Building a Medical Knowledge Base with RAG: A Step‑by‑Step Example

Recent inquiries about AI knowledge bases have highlighted the need for practical examples; this guide uses a medical scenario (diabetes treatment) to illustrate preprocessing, vectorization, storage, and retrieval with a Retrieval‑Augmented Generation (RAG) pipeline.

Simple RAG case

Assume a paper titled "Latest Advances in Diabetes Treatment". The text is first cleaned and formatted.

糖尿病是一种常见的慢性疾病，近年来，糖尿病的治疗方法取得了显著进展。在药物治疗方面，SGLT2抑制剂、GLP-1受体激动剂等新药物已成为治疗2型糖尿病的重要手段。最新研究表明，SGLT2抑制剂可显著降低心血管事件的发生率，并改善肾功能。

The preprocessing step removes redundant tags and prepares the text for chunking.

1. Text Chunking

Semantic chunking preserves the meaning of each paragraph, resulting in three blocks:

Background and treatment progress of diabetes.

Introduction of new drugs: SGLT2 inhibitors and GLP‑1 agonists.

Recent research results on SGLT2 inhibitor efficacy.

Each block will later be vectorized.

2. Vectorization

Each chunk is encoded with a biomedical model such as BioBERT to obtain embedding vectors.

from transformers import BertTokenizer, BertModel
import torch
# Load BioBERT model and tokenizer
tokenizer = BertTokenizer.from_pretrained('dmis-lab/biobert-v1.1')
model = BertModel.from_pretrained('dmis-lab/biobert-v1.1')

# Text chunks extracted from the paper
paragraphs = [
    "糖尿病是一种常见的慢性疾病，近年来，糖尿病的治疗方法取得了显著进展。",
    "在药物治疗方面，SGLT2抑制剂、GLP-1受体激动剂等新药物已成为治疗2型糖尿病的重要手段。",
    "最新研究表明，SGLT2抑制剂可显著降低心血管事件的发生率，并改善肾功能。",
]

def get_embedding(text):
    inputs = tokenizer(text, return_tensors='pt')
    with torch.no_grad():
        outputs = model(**inputs)
    return outputs.last_hidden_state.mean(dim=1)

embeddings = [get_embedding(p) for p in paragraphs]

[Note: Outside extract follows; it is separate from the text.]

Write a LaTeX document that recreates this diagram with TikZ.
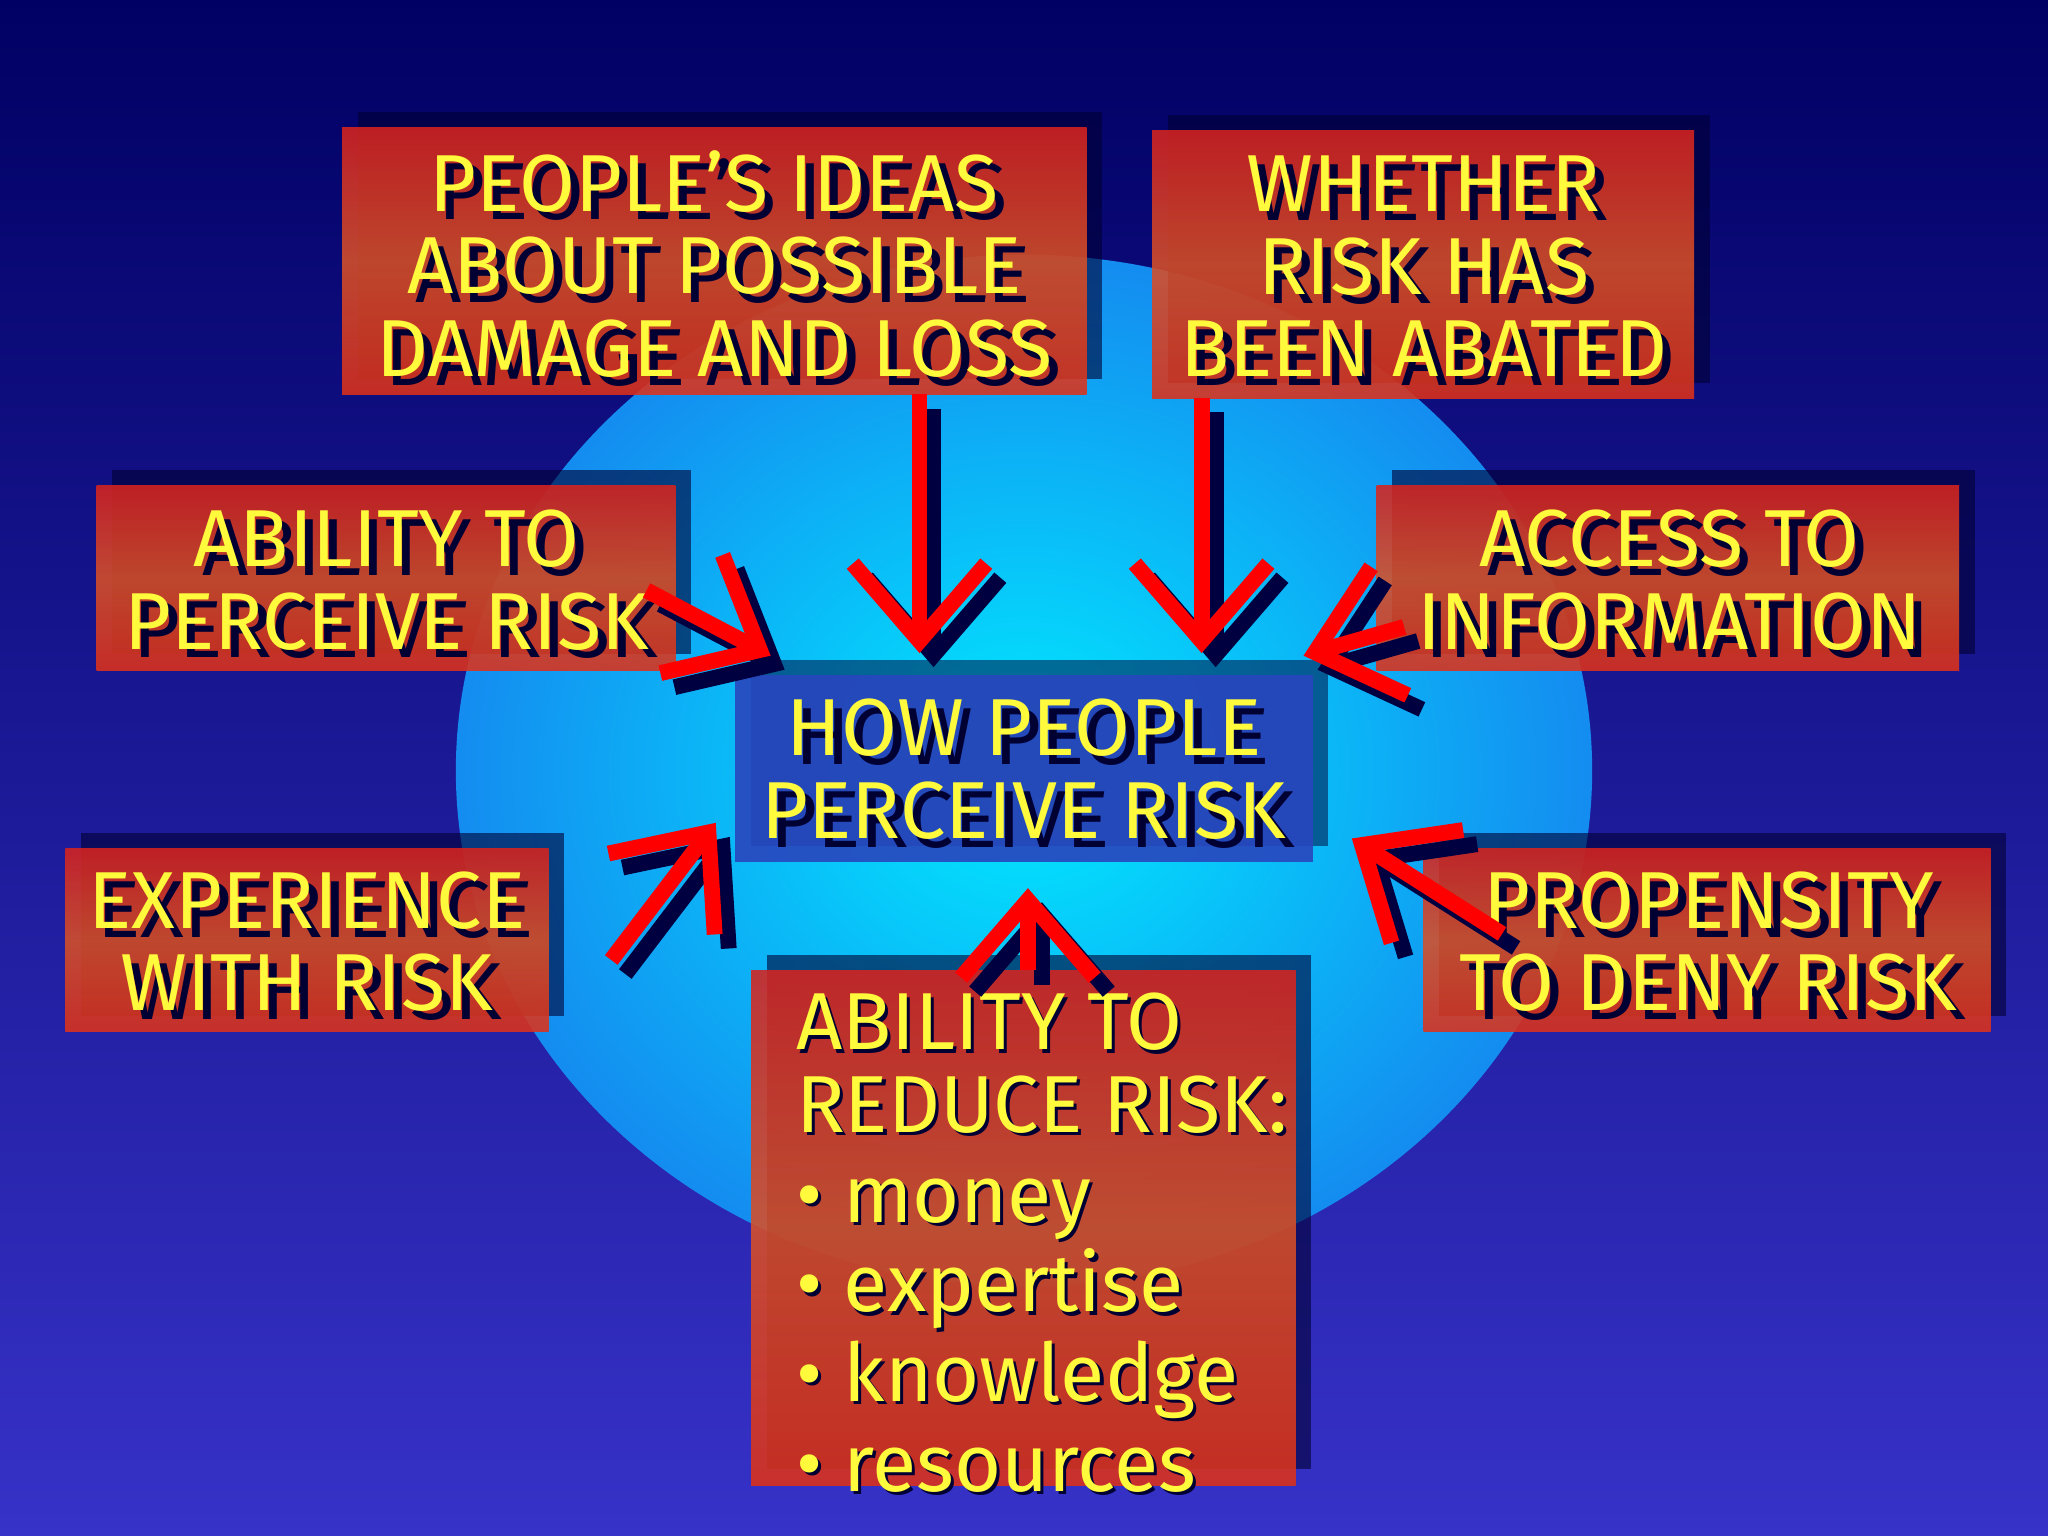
\documentclass[tikz,border=0pt]{standalone}
\usepackage{fontspec}
\setmainfont{Fira Sans}
\usetikzlibrary{arrows.meta,shadows}
\definecolor{ylw}{RGB}{255,250,60}
\definecolor{bxred}{RGB}{215,35,30}
\definecolor{bxorg}{RGB}{215,80,40}
\tikzset{
 redbox/.style={draw=none,top color=bxred,bottom color=bxred!85!orange,middle color=bxorg,fill opacity=0.88,drop shadow={shadow xshift=12,shadow yshift=-12,opacity=0.6,fill=black!80!blue}},
 bluebox/.style={draw=none,fill={rgb,255:red,40;green,70;blue,190},fill opacity=0.9,drop shadow={shadow xshift=12,shadow yshift=-12,opacity=0.5,fill=black!80!blue}},
 txt/.style={text=ylw,align=center,font=\fontsize{23}{23.5}\selectfont},
 txtsh/.style={text=black!80!blue,align=center,font=\fontsize{23}{23.5}\selectfont},
 arr/.style={draw=red,line width=4.5,-{Straight Barb[length=22,width=38,line width=4.5]}},
 arrsh/.style={draw=black!75!blue,line width=4.5,-{Straight Barb[length=22,width=38,line width=4.5]}},
}
\newcommand\twotext[3]{%
 \node[txtsh] at ([xshift=2.5,yshift=-2.5]#1) {#3};
 \node[txt] (#2) at (#1) {#3};}
\begin{document}
\begin{tikzpicture}[x=0.013061cm,y=-0.013061cm]
\useasboundingbox (0,0) rectangle (1568,1176);
\shade[top color={rgb,255:red,0;green,0;blue,100},bottom color={rgb,255:red,55;green,50;blue,200}] (0,0) rectangle (1568,1176);
\shade[inner color={rgb,255:red,0;green,235;blue,255},outer color={rgb,255:red,20;green,140;blue,240}] (784,590) ellipse [x radius=435,y radius=395];
% boxes
\path[redbox] (262,98) rectangle (832,302);
\path[redbox] (882,100) rectangle (1297,305);
\path[redbox] (74,372) rectangle (517,513);
\path[redbox] (1054,372) rectangle (1500,513);
\path[redbox] (50,650) rectangle (420,790);
\path[redbox] (1090,650) rectangle (1524,790);
\path[redbox] (575,743) rectangle (992,1137);
\path[bluebox] (563,517) rectangle (1005,660);
% texts
\twotext{547,202}{t1}{PEOPLE'S IDEAS\\ABOUT POSSIBLE\\DAMAGE AND LOSS}
\twotext{1090,204}{t2}{WHETHER\\RISK HAS\\BEEN ABATED}
\twotext{296,444}{t3}{ABILITY TO\\PERCEIVE RISK}
\twotext{1278,444}{t4}{ACCESS TO\\INFORMATION}
\twotext{235,721}{t5}{EXPERIENCE\\WITH RISK}
\twotext{1308,721}{t6}{PROPENSITY\\TO DENY RISK}
\twotext{784,589}{c}{HOW PEOPLE\\PERCEIVE RISK}
\node[txtsh,align=left,anchor=north west] at (602.5,753.5) {ABILITY TO\\REDUCE RISK:\\[2pt]\textbullet\ money\\[2pt]\textbullet\ expertise\\[2pt]\textbullet\ knowledge\\[2pt]\textbullet\ resources};
\node[txt,align=left,anchor=north west] (t7) at (600,751) {ABILITY TO\\REDUCE RISK:\\[2pt]\textbullet\ money\\[2pt]\textbullet\ expertise\\[2pt]\textbullet\ knowledge\\[2pt]\textbullet\ resources};
% arrows
\foreach \n/\a/\b/\c/\d in {1/704/302/704/500, 2/920/305/920/500, 3/495/452/590/502, 4/1075/480/998/502, 5/468/735/548/630, 6/1150/715/1035/642, 7/787/743/787/680}{
 \coordinate (s\n) at (\a,\b); \coordinate (e\n) at (\c,\d);
 \draw[arrsh] ([xshift=4,yshift=-4]s\n) -- ([xshift=4,yshift=-4]e\n);
 \draw[arr] (s\n) -- (e\n);
}
\end{tikzpicture}
\end{document}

for i, embedding in enumerate(embeddings):
    print(f"段落{i+1}的向量：", embedding)

The resulting embeddings capture the semantic information of each paragraph.

3. Storing Vectors

Embeddings are stored in a FAISS index for efficient similarity search.

import faiss
import numpy as np
# Convert embeddings to numpy arrays
embedding_1 = embeddings[0].numpy()
embedding_2 = embeddings[1].numpy()
embedding_3 = embeddings[2].numpy()

all_embeddings = np.vstack([embedding_1, embedding_2, embedding_3])

dim = all_embeddings.shape[1]
index = faiss.IndexFlatL2(dim)
index.add(all_embeddings)

# Query example
query_embedding = get_embedding("糖尿病的最新药物有哪些？").numpy()
D, I = index.search(query_embedding, k=3)
print(f"最相关的文档索引：{I}")

The index returns the most similar document chunks for a given query.

4. Retrieval and Generation

Retrieved paragraphs are fed to a generation model (e.g., GPT) to produce a concise answer.

# Assume the second paragraph is most relevant
relevant_paragraph = paragraphs[1]
prompt = f"根据以下文献内容，回答用户提问：\n{relevant_paragraph}\n\n问题：糖尿病的最新药物有哪些？"
# Pseudo‑code for GPT generation
generated_answer = "根据最新的研究，SGLT2抑制剂和GLP-1受体激动剂是治疗2型糖尿病的有效药物。"
print(generated_answer)

The system thus returns a precise answer to the user query.

5. Making RAG More Effective

To keep the knowledge base up‑to‑date, automate periodic crawling of sources such as PubMed or Google Scholar, apply relevance and timeliness filters (e.g., only papers from the last five years), and add metadata tags for better retrieval.

Integrating a knowledge graph (Neo4j, Apache Jena, GraphDB) can enrich the RAG pipeline by providing structured relationships between diseases, drugs, and symptoms, enabling more comprehensive reasoning.

Conclusion

The example shows how to preprocess medical literature, generate embeddings with BioBERT, store them in FAISS, retrieve relevant chunks, and combine them with a generative model to answer clinical questions, while highlighting the importance of continuous updates, relevance filtering, and knowledge‑graph integration.